Outcome
Deploying device fingerprinting, affiliate traffic monitoring, and payment method linkage analysis identified a coordinated network of 2,600 fraudulent accounts. The accounts were closed, the responsible affiliates were removed from the program, and bonus abuse reduced to a level that delivered €500,000 in annual savings.
Client Context
An online casino operator was registering an increase in bonus abuse volumes and a pattern of low-value depositing users who were not converting into the behavioral profile of normal players.
The operator’s affiliate program was generating traffic. The problem was that a portion of that traffic was not organic acquisition. It was structured, coordinated, and designed to extract bonus value at scale.
The affiliate fraud was not visible at the individual account level. Each account, in isolation, could be read as a marginal player. The pattern only became legible at the network level, across devices, payment methods, and affiliate source attribution simultaneously.

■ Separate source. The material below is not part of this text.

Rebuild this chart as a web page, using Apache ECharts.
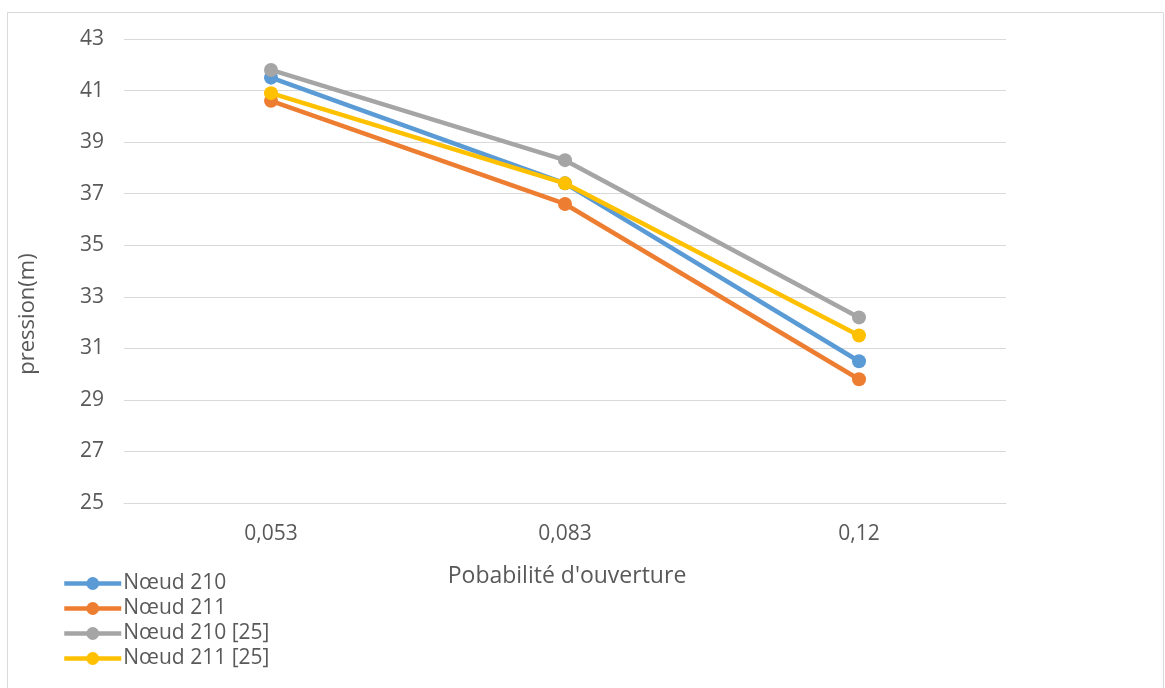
<!DOCTYPE html>
<html>
<head>
<meta charset="utf-8">
<script src="https://cdn.jsdelivr.net/npm/echarts@6/dist/echarts.min.js"></script>
<style>
  html, body { margin: 0; padding: 0; background: #fff; }
  #chart { width: 1165px; height: 688px; }
</style>
</head>
<body>
<div id="chart"></div>
<script>
// Opening probability categories
const categories = ['0,053', '0,083', '0,12'];

// Pressure (m) per node
const noeud210 = [41.5, 37.4, 30.5];
const noeud211 = [40.6, 36.6, 29.8];
const noeud210Ref = [41.8, 38.3, 32.2];
const noeud211Ref = [40.9, 37.4, 31.5];

const seriesNames = ['Nœud 210', 'Nœud 211', 'Nœud 210 [25]', 'Nœud 211 [25]'];
const seriesColors = ['#5B9BD5', '#ED7D31', '#A5A5A5', '#FFC000'];
const seriesData = [noeud210, noeud211, noeud210Ref, noeud211Ref];

const FONT = '"Open Sans", "Liberation Sans", sans-serif';

const chart = echarts.init(document.getElementById('chart'));

chart.setOption({
  backgroundColor: '#fff',
  animation: false,
  color: seriesColors,
  textStyle: { fontFamily: FONT },
  grid: { left: 124, right: 159, top: 39, bottom: 185, containLabel: false },
  graphic: [
    {
      type: 'rect',
      shape: { x: 7.5, y: 12.5, width: 1156, height: 700 },
      style: { fill: 'none', stroke: '#D9D9D9', lineWidth: 1 },
      silent: true
    },
    {
      type: 'text',
      x: 28, y: 314,
      rotation: Math.PI / 2,
      style: {
        text: 'pression(m)',
        fill: '#595959',
        font: '22px ' + FONT,
        align: 'center',
        verticalAlign: 'middle'
      }
    },
    {
      type: 'text',
      x: 567, y: 576,
      style: {
        text: "Pobabilité d'ouverture",
        fill: '#595959',
        font: '23px ' + FONT,
        align: 'center',
        verticalAlign: 'middle'
      }
    }
  ],
  legend: {
    orient: 'vertical',
    left: 62,
    top: 573,
    itemWidth: 57,
    itemHeight: 16,
    itemGap: 4,
    padding: 0,
    data: seriesNames,
    lineStyle: { width: 4.5 },
    textStyle: { color: '#595959', fontSize: 21, fontFamily: FONT, padding: [0, 0, 0, -3] }
  },
  xAxis: {
    type: 'category',
    data: categories,
    boundaryGap: true,
    axisLine: { show: true, lineStyle: { color: '#D9D9D9', width: 1 } },
    axisTick: { show: false },
    axisLabel: { color: '#595959', fontSize: 21, fontFamily: FONT, margin: 21 },
    splitLine: { show: false }
  },
  yAxis: {
    type: 'value',
    min: 25,
    max: 43,
    interval: 2,
    axisLine: { show: false },
    axisTick: { show: false },
    axisLabel: { color: '#595959', fontSize: 21, fontFamily: FONT, margin: 20 },
    splitLine: { lineStyle: { color: '#D9D9D9', width: 1 } }
  },
  series: seriesData.map((d, i) => ({
    name: seriesNames[i],
    type: 'line',
    data: d,
    symbol: 'circle',
    symbolSize: 14,
    lineStyle: { width: 4.5, color: seriesColors[i] },
    itemStyle: { color: seriesColors[i] },
    z: 2 + i
  }))
});
</script>
</body>
</html>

The operator engaged KYZEN to identify whether the abuse was coordinated, trace it to its source, and build the detection infrastructure to prevent recurrence.
Challenges
Affiliate fraud operates below the threshold of account-level risk detection. Individual accounts do not trigger standard fraud rules because individually, they are not behaving fraudulently at scale.
This created several compounding constraints:
- No device-level linkage analysis in place, making it impossible to identify shared device infrastructure across accounts registered under different identities.
- Affiliate traffic not segmented or monitored by quality metrics, leaving no visibility into which affiliate sources were generating abuse-pattern behavior.
- Payment method relationships not mapped across accounts, concealing the shared financial infrastructure that coordinated fraud networks rely on.
- Bonus abuse volumes rising without a traceable origin, making remediation reactive and incomplete.
This resulted in:
- Coordinated accounts operating undetected within the affiliate traffic stream.
- Bonus budgets being systematically extracted without conversion value.
- Affiliate program costs running against traffic that was generating negative margin.
- No mechanism to identify or remove the affiliate sources responsible for fraud network referrals.
The Approach
Detection was rebuilt at the network level, not the account level. The investigation was structured to surface coordination patterns rather than individual account flags.
Key changes included:
- Device Fingerprinting: A fingerprinting tool was deployed to establish device-level identity linkage across the account base, identifying shared hardware and browser infrastructure used to register and operate multiple accounts under different identities.
- Affiliate Traffic Monitoring: Structured monitoring reports were built to segment affiliate traffic by behavioral and risk metrics, making the quality and fraud-pattern concentration of each affiliate source visible for the first time.
- Payment Method Linkage: Accounts were cross-referenced by payment method usage, surfacing links between accounts through shared payment method usage.
The combination of device identity, affiliate source attribution, and payment method linkage made the network structure visible in a way that single-signal detection could not.
Results
The detection framework identified the network, enabled a structured remediation, and produced measurable financial impact.
- A coordinated network of 2,600 fraudulent user accounts was identified and closed.
- Affiliate sources responsible for the fraud network traffic were removed from the program.
- Bonus abuse reduced to a level that delivered €500,000 in annual savings.
- Detection infrastructure remained in place to identify recurrence or new network formation.
Operational Takeaway
Affiliate fraud is a procurement problem disguised as a fraud problem. The operator is purchasing traffic. Some of that traffic has been structured to extract value rather than generate it. Standard account-level risk controls will not catch it because the fraud is not in the account. It is in the network that produced the account.
The operators who close these networks are the ones who monitor affiliate traffic as a risk surface, not just an acquisition channel. Device linkage and payment method clustering are not fraud tools in isolation. They become fraud tools when they are applied across the affiliate source layer simultaneously. Until that analysis exists, the program continues to fund the abuse.